**DATASET SECTION:**
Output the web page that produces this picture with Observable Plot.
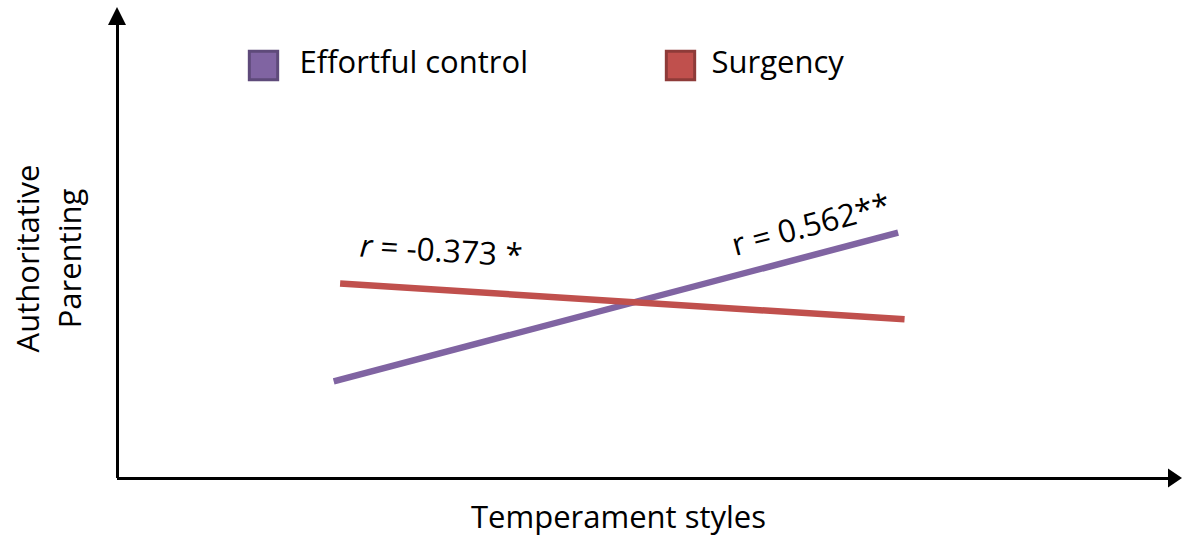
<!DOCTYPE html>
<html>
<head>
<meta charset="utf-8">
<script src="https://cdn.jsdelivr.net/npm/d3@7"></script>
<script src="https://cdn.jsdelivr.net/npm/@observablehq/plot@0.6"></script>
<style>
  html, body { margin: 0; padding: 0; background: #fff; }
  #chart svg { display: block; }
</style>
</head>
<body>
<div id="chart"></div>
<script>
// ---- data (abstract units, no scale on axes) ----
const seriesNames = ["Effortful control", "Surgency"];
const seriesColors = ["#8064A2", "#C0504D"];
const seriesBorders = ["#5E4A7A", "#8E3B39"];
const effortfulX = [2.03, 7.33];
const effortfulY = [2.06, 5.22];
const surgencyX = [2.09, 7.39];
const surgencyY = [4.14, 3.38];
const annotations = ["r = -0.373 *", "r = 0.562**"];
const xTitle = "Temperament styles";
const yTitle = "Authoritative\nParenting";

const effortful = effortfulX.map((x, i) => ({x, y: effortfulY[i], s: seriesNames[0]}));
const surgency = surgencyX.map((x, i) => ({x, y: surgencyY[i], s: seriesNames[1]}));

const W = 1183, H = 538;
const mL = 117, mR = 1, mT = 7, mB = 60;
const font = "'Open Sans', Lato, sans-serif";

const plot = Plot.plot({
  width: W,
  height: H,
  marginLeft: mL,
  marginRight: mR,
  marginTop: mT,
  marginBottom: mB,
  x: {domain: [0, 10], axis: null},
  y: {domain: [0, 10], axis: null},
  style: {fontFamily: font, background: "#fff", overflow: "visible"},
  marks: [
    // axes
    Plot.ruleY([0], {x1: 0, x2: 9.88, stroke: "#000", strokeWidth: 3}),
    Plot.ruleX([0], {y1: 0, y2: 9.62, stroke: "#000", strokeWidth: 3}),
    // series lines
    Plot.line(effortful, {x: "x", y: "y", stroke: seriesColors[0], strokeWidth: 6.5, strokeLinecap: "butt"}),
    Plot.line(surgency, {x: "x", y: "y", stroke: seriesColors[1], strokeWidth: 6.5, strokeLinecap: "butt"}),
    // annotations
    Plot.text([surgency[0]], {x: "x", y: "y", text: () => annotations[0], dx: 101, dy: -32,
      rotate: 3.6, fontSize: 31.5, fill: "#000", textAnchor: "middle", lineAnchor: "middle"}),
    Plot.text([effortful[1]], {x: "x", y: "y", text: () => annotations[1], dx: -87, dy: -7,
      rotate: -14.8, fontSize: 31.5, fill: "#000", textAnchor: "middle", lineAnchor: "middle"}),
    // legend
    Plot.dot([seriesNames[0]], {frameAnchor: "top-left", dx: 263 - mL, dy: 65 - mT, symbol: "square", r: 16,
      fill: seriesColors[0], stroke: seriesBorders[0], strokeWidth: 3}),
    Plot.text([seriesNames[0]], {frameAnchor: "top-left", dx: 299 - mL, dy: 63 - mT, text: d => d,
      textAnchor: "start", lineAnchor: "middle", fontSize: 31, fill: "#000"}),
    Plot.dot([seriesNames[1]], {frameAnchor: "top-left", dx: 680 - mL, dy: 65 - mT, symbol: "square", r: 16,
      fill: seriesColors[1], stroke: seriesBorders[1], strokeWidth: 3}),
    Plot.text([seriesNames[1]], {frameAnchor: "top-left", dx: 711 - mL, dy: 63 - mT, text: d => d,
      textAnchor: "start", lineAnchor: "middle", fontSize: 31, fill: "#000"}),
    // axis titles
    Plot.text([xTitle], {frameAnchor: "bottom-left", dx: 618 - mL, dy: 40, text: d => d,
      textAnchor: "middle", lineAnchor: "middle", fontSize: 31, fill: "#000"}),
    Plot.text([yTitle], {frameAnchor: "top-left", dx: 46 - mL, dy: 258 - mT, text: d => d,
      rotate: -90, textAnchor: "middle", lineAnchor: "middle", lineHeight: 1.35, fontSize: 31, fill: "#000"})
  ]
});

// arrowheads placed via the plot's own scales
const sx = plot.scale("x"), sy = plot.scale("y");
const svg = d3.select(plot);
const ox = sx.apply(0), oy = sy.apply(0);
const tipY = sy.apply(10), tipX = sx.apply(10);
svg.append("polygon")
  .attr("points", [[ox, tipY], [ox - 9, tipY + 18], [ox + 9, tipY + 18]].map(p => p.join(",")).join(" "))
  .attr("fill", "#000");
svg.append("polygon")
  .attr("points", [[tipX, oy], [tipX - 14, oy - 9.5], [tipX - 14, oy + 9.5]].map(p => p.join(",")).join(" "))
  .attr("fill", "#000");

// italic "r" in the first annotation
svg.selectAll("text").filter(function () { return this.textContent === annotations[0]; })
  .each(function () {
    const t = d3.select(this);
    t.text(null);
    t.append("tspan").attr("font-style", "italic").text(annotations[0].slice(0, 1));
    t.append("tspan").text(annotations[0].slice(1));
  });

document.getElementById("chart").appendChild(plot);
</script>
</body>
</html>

**YOUR INSTRUCTIONS:** Take the listing and print it again exactly, but without any pictures.

**RESPONSE FOR THIS EXERCISE:**
Output the web page that produces this picture with Observable Plot.
<!DOCTYPE html>
<html>
<head>
<meta charset="utf-8">
<script src="https://cdn.jsdelivr.net/npm/d3@7"></script>
<script src="https://cdn.jsdelivr.net/npm/@observablehq/plot@0.6"></script>
<style>
  html, body { margin: 0; padding: 0; background: #fff; }
  #chart svg { display: block; }
</style>
</head>
<body>
<div id="chart"></div>
<script>
// ---- data (abstract units, no scale on axes) ----
const seriesNames = ["Effortful control", "Surgency"];
const seriesColors = ["#8064A2", "#C0504D"];
const seriesBorders = ["#5E4A7A", "#8E3B39"];
const effortfulX = [2.03, 7.33];
const effortfulY = [2.06, 5.22];
const surgencyX = [2.09, 7.39];
const surgencyY = [4.14, 3.38];
const annotations = ["r = -0.373 *", "r = 0.562**"];
const xTitle = "Temperament styles";
const yTitle = "Authoritative\nParenting";

const effortful = effortfulX.map((x, i) => ({x, y: effortfulY[i], s: seriesNames[0]}));
const surgency = surgencyX.map((x, i) => ({x, y: surgencyY[i], s: seriesNames[1]}));

const W = 1183, H = 538;
const mL = 117, mR = 1, mT = 7, mB = 60;
const font = "'Open Sans', Lato, sans-serif";

const plot = Plot.plot({
  width: W,
  height: H,
  marginLeft: mL,
  marginRight: mR,
  marginTop: mT,
  marginBottom: mB,
  x: {domain: [0, 10], axis: null},
  y: {domain: [0, 10], axis: null},
  style: {fontFamily: font, background: "#fff", overflow: "visible"},
  marks: [
    // axes
    Plot.ruleY([0], {x1: 0, x2: 9.88, stroke: "#000", strokeWidth: 3}),
    Plot.ruleX([0], {y1: 0, y2: 9.62, stroke: "#000", strokeWidth: 3}),
    // series lines
    Plot.line(effortful, {x: "x", y: "y", stroke: seriesColors[0], strokeWidth: 6.5, strokeLinecap: "butt"}),
    Plot.line(surgency, {x: "x", y: "y", stroke: seriesColors[1], strokeWidth: 6.5, strokeLinecap: "butt"}),
    // annotations
    Plot.text([surgency[0]], {x: "x", y: "y", text: () => annotations[0], dx: 101, dy: -32,
      rotate: 3.6, fontSize: 31.5, fill: "#000", textAnchor: "middle", lineAnchor: "middle"}),
    Plot.text([effortful[1]], {x: "x", y: "y", text: () => annotations[1], dx: -87, dy: -7,
      rotate: -14.8, fontSize: 31.5, fill: "#000", textAnchor: "middle", lineAnchor: "middle"}),
    // legend
    Plot.dot([seriesNames[0]], {frameAnchor: "top-left", dx: 263 - mL, dy: 65 - mT, symbol: "square", r: 16,
      fill: seriesColors[0], stroke: seriesBorders[0], strokeWidth: 3}),
    Plot.text([seriesNames[0]], {frameAnchor: "top-left", dx: 299 - mL, dy: 63 - mT, text: d => d,
      textAnchor: "start", lineAnchor: "middle", fontSize: 31, fill: "#000"}),
    Plot.dot([seriesNames[1]], {frameAnchor: "top-left", dx: 680 - mL, dy: 65 - mT, symbol: "square", r: 16,
      fill: seriesColors[1], stroke: seriesBorders[1], strokeWidth: 3}),
    Plot.text([seriesNames[1]], {frameAnchor: "top-left", dx: 711 - mL, dy: 63 - mT, text: d => d,
      textAnchor: "start", lineAnchor: "middle", fontSize: 31, fill: "#000"}),
    // axis titles
    Plot.text([xTitle], {frameAnchor: "bottom-left", dx: 618 - mL, dy: 40, text: d => d,
      textAnchor: "middle", lineAnchor: "middle", fontSize: 31, fill: "#000"}),
    Plot.text([yTitle], {frameAnchor: "top-left", dx: 46 - mL, dy: 258 - mT, text: d => d,
      rotate: -90, textAnchor: "middle", lineAnchor: "middle", lineHeight: 1.35, fontSize: 31, fill: "#000"})
  ]
});

// arrowheads placed via the plot's own scales
const sx = plot.scale("x"), sy = plot.scale("y");
const svg = d3.select(plot);
const ox = sx.apply(0), oy = sy.apply(0);
const tipY = sy.apply(10), tipX = sx.apply(10);
svg.append("polygon")
  .attr("points", [[ox, tipY], [ox - 9, tipY + 18], [ox + 9, tipY + 18]].map(p => p.join(",")).join(" "))
  .attr("fill", "#000");
svg.append("polygon")
  .attr("points", [[tipX, oy], [tipX - 14, oy - 9.5], [tipX - 14, oy + 9.5]].map(p => p.join(",")).join(" "))
  .attr("fill", "#000");

// italic "r" in the first annotation
svg.selectAll("text").filter(function () { return this.textContent === annotations[0]; })
  .each(function () {
    const t = d3.select(this);
    t.text(null);
    t.append("tspan").attr("font-style", "italic").text(annotations[0].slice(0, 1));
    t.append("tspan").text(annotations[0].slice(1));
  });

document.getElementById("chart").appendChild(plot);
</script>
</body>
</html>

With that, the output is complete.